Quando pequeno, raramente comia fora. Faltava dinheiro e faltava o hábito. Talvez quem não tenha vivido custe a acreditar, mas os tempos eram muito diferentes quarenta anos atrás.
Lembro, porém, de algumas refeições em restaurantes, principalmente com meu avô, homem digno e brincalhão que só pedia um prato: filé com fritas.
Na minha imaginação infantil, aquelas batatas — no estilo dos restaurantes antigos: gordas, duplamente fritas, em geral encharcadas — eram o melhor que uma cozinha profissional podia oferecer. Deve ser por isso que, ainda hoje, quando as encontro, como com uma voracidade que ignora sua duvidosa qualidade.

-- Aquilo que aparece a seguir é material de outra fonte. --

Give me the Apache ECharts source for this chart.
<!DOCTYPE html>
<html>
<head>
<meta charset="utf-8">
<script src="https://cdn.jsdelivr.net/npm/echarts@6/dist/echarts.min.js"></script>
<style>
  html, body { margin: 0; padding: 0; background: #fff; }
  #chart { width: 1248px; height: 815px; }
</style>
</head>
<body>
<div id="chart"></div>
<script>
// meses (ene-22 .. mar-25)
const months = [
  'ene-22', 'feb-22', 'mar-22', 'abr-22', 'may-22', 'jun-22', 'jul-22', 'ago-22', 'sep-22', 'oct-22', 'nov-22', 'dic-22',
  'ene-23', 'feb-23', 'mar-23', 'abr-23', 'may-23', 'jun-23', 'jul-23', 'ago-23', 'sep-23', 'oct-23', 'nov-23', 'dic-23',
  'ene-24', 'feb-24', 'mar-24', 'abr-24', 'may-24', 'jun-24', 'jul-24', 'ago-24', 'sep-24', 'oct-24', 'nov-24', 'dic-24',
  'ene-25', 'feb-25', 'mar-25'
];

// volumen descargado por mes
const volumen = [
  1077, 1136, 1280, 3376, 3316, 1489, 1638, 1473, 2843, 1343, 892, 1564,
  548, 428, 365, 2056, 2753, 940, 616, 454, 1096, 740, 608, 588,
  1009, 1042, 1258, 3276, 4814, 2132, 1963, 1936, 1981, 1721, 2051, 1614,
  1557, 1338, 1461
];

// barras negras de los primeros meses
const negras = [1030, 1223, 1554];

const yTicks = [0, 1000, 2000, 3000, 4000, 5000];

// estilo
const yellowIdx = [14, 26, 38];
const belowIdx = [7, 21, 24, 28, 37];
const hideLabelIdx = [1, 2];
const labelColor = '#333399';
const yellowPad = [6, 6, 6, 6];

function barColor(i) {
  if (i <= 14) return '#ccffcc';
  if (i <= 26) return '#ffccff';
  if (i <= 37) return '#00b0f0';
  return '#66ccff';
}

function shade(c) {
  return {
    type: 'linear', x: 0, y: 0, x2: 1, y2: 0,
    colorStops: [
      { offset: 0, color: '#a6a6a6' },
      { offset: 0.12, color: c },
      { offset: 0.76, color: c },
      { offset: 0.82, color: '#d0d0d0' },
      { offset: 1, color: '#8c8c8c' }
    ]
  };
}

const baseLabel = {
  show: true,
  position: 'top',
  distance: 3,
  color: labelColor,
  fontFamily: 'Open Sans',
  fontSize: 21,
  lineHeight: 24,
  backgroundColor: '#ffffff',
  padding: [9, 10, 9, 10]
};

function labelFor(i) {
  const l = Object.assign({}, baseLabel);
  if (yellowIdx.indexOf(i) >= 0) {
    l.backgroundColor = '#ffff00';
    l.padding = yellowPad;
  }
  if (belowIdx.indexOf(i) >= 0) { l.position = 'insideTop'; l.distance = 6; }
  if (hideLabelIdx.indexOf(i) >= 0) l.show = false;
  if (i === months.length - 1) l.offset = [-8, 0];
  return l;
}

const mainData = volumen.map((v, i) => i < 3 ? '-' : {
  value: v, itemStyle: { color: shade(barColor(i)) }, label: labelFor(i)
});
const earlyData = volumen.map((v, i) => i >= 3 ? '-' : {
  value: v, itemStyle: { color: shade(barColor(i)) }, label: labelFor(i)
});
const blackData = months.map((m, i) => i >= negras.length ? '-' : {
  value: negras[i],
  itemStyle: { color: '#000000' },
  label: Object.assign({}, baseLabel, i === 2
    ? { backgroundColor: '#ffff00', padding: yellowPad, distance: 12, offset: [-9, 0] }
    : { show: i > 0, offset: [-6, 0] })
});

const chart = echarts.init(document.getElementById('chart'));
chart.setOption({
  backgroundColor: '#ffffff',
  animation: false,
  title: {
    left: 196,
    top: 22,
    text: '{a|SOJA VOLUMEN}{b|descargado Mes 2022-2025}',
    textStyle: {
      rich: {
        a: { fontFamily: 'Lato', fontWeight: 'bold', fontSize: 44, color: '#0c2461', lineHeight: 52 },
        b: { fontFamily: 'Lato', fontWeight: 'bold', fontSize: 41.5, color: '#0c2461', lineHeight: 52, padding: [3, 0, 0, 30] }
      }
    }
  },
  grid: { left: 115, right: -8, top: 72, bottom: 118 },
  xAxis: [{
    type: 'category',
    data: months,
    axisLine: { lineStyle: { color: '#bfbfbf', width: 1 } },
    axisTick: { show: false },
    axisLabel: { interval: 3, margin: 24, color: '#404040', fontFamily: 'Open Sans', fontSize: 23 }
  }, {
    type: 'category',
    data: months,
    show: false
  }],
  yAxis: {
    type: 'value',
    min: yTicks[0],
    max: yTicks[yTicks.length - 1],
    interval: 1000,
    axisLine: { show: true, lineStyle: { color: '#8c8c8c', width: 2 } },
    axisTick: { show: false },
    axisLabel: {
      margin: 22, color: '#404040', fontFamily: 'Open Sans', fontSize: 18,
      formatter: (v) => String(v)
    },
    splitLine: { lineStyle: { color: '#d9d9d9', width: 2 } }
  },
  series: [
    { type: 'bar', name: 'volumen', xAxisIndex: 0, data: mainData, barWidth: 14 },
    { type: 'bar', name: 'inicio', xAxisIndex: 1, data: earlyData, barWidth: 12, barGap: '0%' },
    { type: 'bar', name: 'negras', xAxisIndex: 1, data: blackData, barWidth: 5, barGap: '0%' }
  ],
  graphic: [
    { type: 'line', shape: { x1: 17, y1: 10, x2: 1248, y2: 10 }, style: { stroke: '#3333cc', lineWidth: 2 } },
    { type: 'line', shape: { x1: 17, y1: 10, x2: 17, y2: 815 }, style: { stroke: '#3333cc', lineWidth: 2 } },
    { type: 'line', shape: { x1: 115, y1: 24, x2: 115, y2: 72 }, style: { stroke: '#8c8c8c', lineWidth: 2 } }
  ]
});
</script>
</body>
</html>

Meu avô adorava o Dinho’s Place. Ficava a dois quarteirões de sua casa e ir lá era um evento todo especial, um dia ‘formidável’ — palavra que ele gostava de usar e, fora o Ulysses Guimarães, seu conterrâneo, nunca ouvi alguém empregar com tanta adequação.
Mudaram-se os tempos, mudaram-se os paladares.
Desde que meu avô morreu — há quase trinta anos — voltei poucas vezes ao Dinho’s. Se meu cálculo está certo, três.
Sábado passado combinamos que no dia seguinte almoçaríamos lá.
Acordei cedo, domingo, pensando em meu avô. Lembrei de meia dúzia de episódios familiares, fiquei matutando neles. Armadilhas da memória.
Atravessamos a porta do restaurante às 13. Enquanto olhávamos o cardápio, o pianista começou a tocar Dindi. Definitivamente os anos 60 — ou os 70 da minha infância, na gravação da Maysa — estavam presentes, vivos. A música prosseguiu com Strangers in the night e nós, estranhos ao presente, optamos pelo bufê.
Nas duas horas que ficamos lá a decoração atualizada não impediu que a sensação fosse de uma viagem no tempo: senhoras e senhores de cabelos brancos, famílias inteiras no clássico almoço de domingo ignoravam a Parada Gay que seguia a poucos metros e mostrava que o século XXI já começara.
A comida? Razoável, mas nem chegava perto das boas casas de carne de hoje. Que importa? Meu itinerário era de outra ordem, melancólico, íntimo, saudosista.
Saímos andando sob a chuva fina e me lembrei de uma frase de Faulkner, que diz que o passado não passa.